Cagub Sulteng Minta MK Kosongkan Suara Pesaingnya di Pilkada 2024

Cagub Sulteng Minta MK Kosongkan Suara Pesaingnya di Pilkada 2024

JAKARTA, KOMPAS.com - Calon gubernur dan wakil gubernur Sulawesi Tengah nomor urut 1, Ahmad Ali dan Abdul Karim Al Jufri, meminta agar Mahkamah Konstitusi (MK) mengosongkan seluruh perolehan suara paslon nomor urut 2, Anwar-Reny Lamadjido, dan nomor urut 3, Rusdy Mastura-Sulaiman Agusto, dalam Pemilihan Kepala Daerah (Pilkada) Sulteng 2024.

Permohonan itu tertuang dalam petitum nomor 6 yang dibacakan kuasa hukum Ahmad Ali, Andi Syafrani, dalam sidang pemeriksaan pendahuluan di Gedung MK, Jakarta, Senin (13/1/2025).

"Menetapkan pemohon sebagai pemenang Pemilihan Gubernur dan Wakil Gubernur Provinsi Sulawesi Tengah tahun 2024 dengan menetapkan perolehan hasil suara pemilihan gubernur dan wakil gubernur Sulawesi Tengah tahun 2024 menurut pemohon sebagai berikut dianggap dibacakan," kata Andi.

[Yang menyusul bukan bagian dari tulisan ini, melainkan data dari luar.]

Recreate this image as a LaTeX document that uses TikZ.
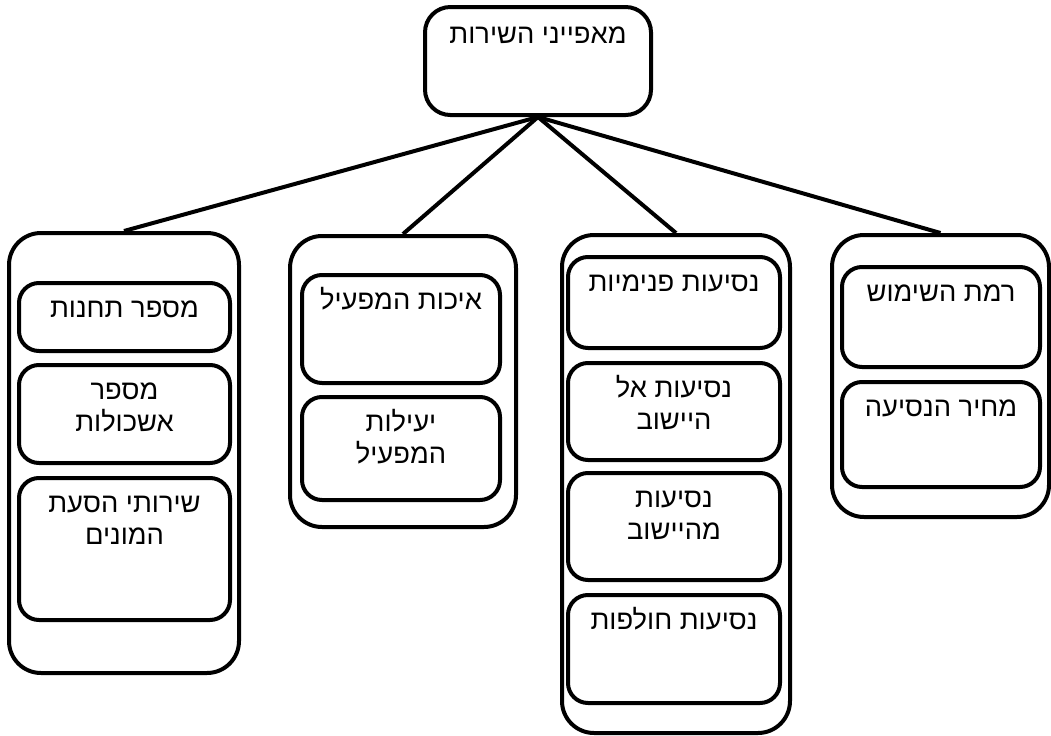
\documentclass[tikz,border=0pt]{standalone}
\usepackage{fontspec}
\setmainfont{Liberation Sans}
\newfontfamily\hebfont[Script=Hebrew]{Liberation Sans}
\TeXXeTstate=1
\usetikzlibrary{positioning}
\newcommand{\heb}[1]{\beginR#1\endR}
\newcommand{\px}{0.75pt}

\tikzset{
  outerbox/.style={draw, line width=3pt, rounded corners=24pt, inner sep=0pt},
  innerbox/.style={draw, line width=3pt, rounded corners=15pt, inner sep=0pt},
  topbox/.style={draw, line width=3pt, rounded corners=19pt, inner sep=0pt},
  boxtext/.style={inner sep=0pt, align=center, text height=10.5pt, font=\hebfont\fontsize{20.5}{24}\selectfont},
  twolines/.style={boxtext, text height=34.5pt},
  link/.style={line width=3pt},
}

\begin{document}
\begin{tikzpicture}[x=0.75pt, y=-0.75pt]
\useasboundingbox (0,0) rectangle (1051,736);

% top node
\node[topbox, minimum width=226*\px, minimum height=108*\px] (service) at (538,61) {};
\node[boxtext, below=18.5pt of service.north] (service-t) {\heb{מאפייני השירות}};

% the four groups
\node[outerbox, minimum width=230*\px, minimum height=440*\px] (access) at (124,453) {};
\node[outerbox, minimum width=226*\px, minimum height=291*\px] (operator) at (403,381.5) {};
\node[outerbox, minimum width=228*\px, minimum height=498*\px] (trips) at (676,484) {};
\node[outerbox, minimum width=217*\px, minimum height=282*\px] (usage) at (940.5,376) {};

\draw[link] (service.south) -- (access.north);
\draw[link] (service.south) -- (operator.north);
\draw[link] (service.south) -- (trips.north);
\draw[link] (service.south) -- (usage.north);

% group 1
\node[innerbox, minimum width=211*\px, minimum height=68*\px] (stations) at (124.5,317) {};
\node[innerbox, minimum width=211*\px, minimum height=98*\px] (clusters) at (124.5,414) {};
\node[innerbox, minimum width=211*\px, minimum height=142*\px] (shuttle) at (124.5,549) {};
\node[boxtext, below=17pt of stations.north] (stations-t) {\heb{מספר תחנות}};
\node[twolines, below=17pt of clusters.north] (clusters-t) {\heb{מספר}\\\heb{אשכולות}};
\node[twolines, below=17pt of shuttle.north] (shuttle-t) {\heb{שירותי הסעת}\\\heb{המונים}};

% group 2
\node[innerbox, minimum width=198*\px, minimum height=108*\px] (quality) at (401,329) {};
\node[innerbox, minimum width=198*\px, minimum height=103*\px] (efficiency) at (401,448.5) {};
\node[boxtext, below=17pt of quality.north] (quality-t) {\heb{איכות המפעיל}};
\node[twolines, below=17pt of efficiency.north] (efficiency-t) {\heb{יעילות}\\\heb{המפעיל}};

% group 3
\node[innerbox, minimum width=212*\px, minimum height=91*\px] (internal) at (674,302.5) {};
\node[innerbox, minimum width=212*\px, minimum height=97*\px] (inbound) at (674,411.5) {};
\node[innerbox, minimum width=212*\px, minimum height=107*\px] (outbound) at (674,526.5) {};
\node[innerbox, minimum width=212*\px, minimum height=108*\px] (passing) at (674,649) {};
\node[boxtext, below=17pt of internal.north] (internal-t) {\heb{נסיעות פנימיות}};
\node[twolines, below=17pt of inbound.north] (inbound-t) {\heb{נסיעות אל}\\\heb{היישוב}};
\node[twolines, below=17pt of outbound.north] (outbound-t) {\heb{נסיעות}\\\heb{מהיישוב}};
\node[boxtext, below=17pt of passing.north] (passing-t) {\heb{נסיעות חולפות}};

% group 4
\node[innerbox, minimum width=198*\px, minimum height=100*\px] (uselevel) at (941,317) {};
\node[innerbox, minimum width=198*\px, minimum height=105*\px] (fare) at (941,434.5) {};
\node[boxtext, below=17pt of uselevel.north] (uselevel-t) {\heb{רמת השימוש}};
\node[boxtext, below=17pt of fare.north] (fare-t) {\heb{מחיר הנסיעה}};
\end{tikzpicture}
\end{document}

Dalam berkas permohonan yang diunggah di situs MK, Ahmad Ali-Abdul Karim Al Jufri meminta perolehan suara mereka yakni 621.693 suara.

Sedangkan paslon nomor urut 2 dan nomor urut 3 diminta untuk diisi angka "0".

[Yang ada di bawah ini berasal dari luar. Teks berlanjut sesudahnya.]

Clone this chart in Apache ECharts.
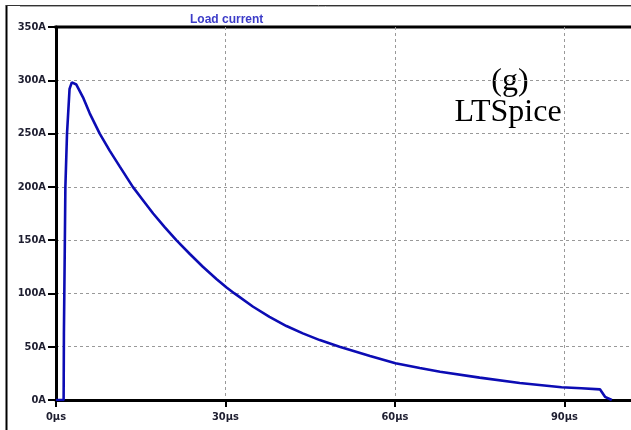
<!DOCTYPE html>
<html>
<head>
<meta charset="utf-8">
<script src="https://cdn.jsdelivr.net/npm/echarts@6/dist/echarts.min.js"></script>
<style>
  html, body { margin: 0; padding: 0; background: #fff; }
  #chart { width: 631px; height: 430px; }
</style>
</head>
<body>
<div id="chart"></div>
<script>
  // load current: time in µs, current in A
  var timeUs = [0, 1.35, 1.4, 1.55, 1.66, 1.95, 2.4, 2.8, 3.1, 3.6, 4.78, 5.97, 7.74, 9.5, 11.3, 13.6, 15.4,
    17.2, 19.2, 21.3, 23.7, 26.0, 28.4, 30.2, 31.6, 34.9, 37.8, 40.8, 43.7, 46.7, 50.2,
    55.6, 60.1, 64.4, 68, 75, 82.1, 89.5, 93, 96.3, 96.6, 97.2, 98.4];
  var currentA = [0, 0, 62, 140, 200, 250, 292, 298, 299, 296, 284, 269, 250, 234, 219, 200, 187.5,
    175, 162.5, 150, 137, 125, 113.5, 105.5, 100, 87.5, 78, 69.4, 62.5, 56.2, 50,
    41.3, 34.4, 30, 26.5, 21, 16, 12, 11, 10, 9.5, 3, 0];
  var xTicks = [0, 30, 60, 90];
  var yTicks = [0, 50, 100, 150, 200, 250, 300, 350];

  var points = timeUs.map(function (t, i) { return [t, currentA[i]]; });

  var labelFont = {
    fontFamily: "'Liberation Sans Narrow', 'DejaVu Sans Condensed', 'Liberation Sans', sans-serif",
    fontWeight: 'bold',
    fontSize: 11,
    color: '#1e1e30'
  };

  var myChart = echarts.init(document.getElementById('chart'));
  var option = {
    animation: false,
    title: {
      text: 'Load current',
      left: 185,
      top: 9,
      textStyle: {
        fontFamily: "'Liberation Sans', Arial, sans-serif",
        fontWeight: 'bold',
        fontSize: 12,
        color: '#3c3cc8'
      }
    },
    grid: {
      left: 56,
      top: 27,
      right: 0,
      bottom: 30,
      containLabel: false
    },
    xAxis: {
      type: 'value',
      min: 0,
      max: 101.8,
      interval: 30,
      axisLine: { show: true, lineStyle: { color: '#000', width: 3 } },
      axisTick: { show: true, length: 7, lineStyle: { color: '#000', width: 2 } },
      axisLabel: Object.assign({
        margin: 12,
        showMaxLabel: false,
        formatter: function (v) { return xTicks.indexOf(v) >= 0 ? v + 'µs' : ''; }
      }, labelFont),
      splitLine: { show: true, showMinLine: false, lineStyle: { color: '#999', type: [3, 3], width: 1 } }
    },
    yAxis: {
      type: 'value',
      min: 0,
      max: 350,
      interval: 50,
      axisLine: { show: true, lineStyle: { color: '#000', width: 3 } },
      axisTick: { show: true, length: 8, lineStyle: { color: '#000', width: 2 } },
      axisLabel: Object.assign({
        margin: 10,
        formatter: function (v) { return yTicks.indexOf(v) >= 0 ? v + 'A' : ''; }
      }, labelFont),
      splitLine: { show: true, showMinLine: false, showMaxLine: false, lineStyle: { color: '#999', type: [3, 3], width: 1 } }
    },
    series: [
      {
        name: 'Load current',
        type: 'line',
        showSymbol: false,
        smooth: false,
        lineStyle: { color: '#0c0cb4', width: 2.6 },
        data: points,
        z: 5
      }
    ],
    graphic: [
      { type: 'line', shape: { x1: 6.5, y1: 5, x2: 6.5, y2: 430 }, style: { stroke: '#000', lineWidth: 2 } },
      { type: 'line', shape: { x1: 6, y1: 5.5, x2: 631, y2: 5.5 }, style: { stroke: '#333', lineWidth: 1 } },
      { type: 'line', shape: { x1: 20, y1: 6.5, x2: 631, y2: 6.5 }, style: { stroke: '#aaa', lineWidth: 1 } },
      { type: 'line', shape: { x1: 54.5, y1: 27, x2: 631, y2: 27 }, style: { stroke: '#000', lineWidth: 3 } },
      {
        type: 'text',
        style: { text: '(g)', x: 510, y: 82, textAlign: 'center', textVerticalAlign: 'middle',
          font: "32px 'Liberation Serif', 'Times New Roman', serif", fill: '#000' }
      },
      {
        type: 'text',
        style: { text: 'LTSpice', x: 508, y: 113, textAlign: 'center', textVerticalAlign: 'middle',
          font: "32px 'Liberation Serif', 'Times New Roman', serif", fill: '#000' }
      }
    ]
  };
  myChart.setOption(option);
</script>
</body>
</html>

Adapun dalil hukum eks Wakil Ketua Umum DPP Partai Nasdem itu adalah adanya penggantian pejabat oleh petahana paslon nomor urut 3.

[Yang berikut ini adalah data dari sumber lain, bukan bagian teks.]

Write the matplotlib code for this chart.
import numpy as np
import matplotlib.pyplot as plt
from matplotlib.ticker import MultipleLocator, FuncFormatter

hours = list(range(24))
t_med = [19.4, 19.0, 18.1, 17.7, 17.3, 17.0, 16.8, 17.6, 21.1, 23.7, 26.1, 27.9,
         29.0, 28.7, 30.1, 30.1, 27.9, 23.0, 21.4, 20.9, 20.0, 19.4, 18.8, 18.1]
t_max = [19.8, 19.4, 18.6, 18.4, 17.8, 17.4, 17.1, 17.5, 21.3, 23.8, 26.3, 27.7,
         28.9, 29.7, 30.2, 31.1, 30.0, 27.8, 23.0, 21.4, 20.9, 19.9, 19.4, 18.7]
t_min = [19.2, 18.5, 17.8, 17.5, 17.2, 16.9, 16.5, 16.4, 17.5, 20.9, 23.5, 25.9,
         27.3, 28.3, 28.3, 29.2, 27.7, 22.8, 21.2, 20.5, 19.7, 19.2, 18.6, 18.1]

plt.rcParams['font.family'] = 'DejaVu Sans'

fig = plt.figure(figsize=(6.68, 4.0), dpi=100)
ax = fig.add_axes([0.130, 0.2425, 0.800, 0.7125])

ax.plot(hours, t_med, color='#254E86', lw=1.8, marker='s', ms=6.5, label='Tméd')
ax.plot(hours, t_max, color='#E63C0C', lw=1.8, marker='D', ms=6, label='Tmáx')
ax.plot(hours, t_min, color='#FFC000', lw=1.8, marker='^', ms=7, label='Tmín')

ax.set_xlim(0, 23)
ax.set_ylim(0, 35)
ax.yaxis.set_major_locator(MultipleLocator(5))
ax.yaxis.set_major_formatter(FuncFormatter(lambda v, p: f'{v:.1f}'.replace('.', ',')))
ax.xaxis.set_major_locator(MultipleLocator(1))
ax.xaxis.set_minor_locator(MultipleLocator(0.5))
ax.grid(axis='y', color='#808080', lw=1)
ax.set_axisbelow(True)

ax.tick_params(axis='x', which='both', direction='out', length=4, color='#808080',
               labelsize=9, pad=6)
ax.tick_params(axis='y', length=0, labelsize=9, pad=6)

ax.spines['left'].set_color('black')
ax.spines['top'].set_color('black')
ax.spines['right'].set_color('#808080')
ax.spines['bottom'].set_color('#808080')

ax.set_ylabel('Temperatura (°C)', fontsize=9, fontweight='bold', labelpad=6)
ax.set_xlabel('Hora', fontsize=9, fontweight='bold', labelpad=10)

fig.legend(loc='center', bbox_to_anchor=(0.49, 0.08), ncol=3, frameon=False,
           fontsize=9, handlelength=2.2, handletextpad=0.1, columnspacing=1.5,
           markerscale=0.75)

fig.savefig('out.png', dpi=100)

Mereka disebut melakukan pergantian 127 pejabat di lingkungan Pemerintah Provinsi Sulawesi Tengah.

Pejabat-pejabat tersebut kemudian dilantik keesokan harinya.

"Tindakan ini dilakukan tanpa izin. Karena mengetahui bahwa tidak ada izin dan hal tersebut dilarang, petahana Gubernur akhirnya membatalkan surat keputusan (SK) tersebut dan baru mengajukan izin kepada Menteri Dalam Negeri. Izin tersebut baru keluar pada 26 April 2024, dengan selisih waktu hampir satu bulan. Kami juga telah melaporkan hal ini ke Bawaslu, namun laporan tersebut tidak ditindaklanjuti," jelas Andi.

Selain masalah waktu, Andi juga menyoroti substansi pelanggaran yang dilakukan.

Menurutnya, Pasal 71 ayat (2) UU Pilkada hanya mengatur larangan mutasi pejabat, namun dalam kasus ini, petahana Gubernur tidak hanya melakukan mutasi, tetapi juga promosi dan pengukuhan jabatan.

Total pejabat yang terkena kebijakan tersebut berjumlah 389 orang, terdiri dari 125 pejabat administrator dan 64 pejabat pengawas.

Selain di tingkat provinsi, dugaan pelanggaran serupa juga terjadi di Kota Palu.

Petahana Wakil Wali Kota Palu, yang merupakan calon nomor urut 2, diduga melakukan upaya pembatalan pelantikan pejabat, yang kemudian diikuti dengan pelantikan ulang.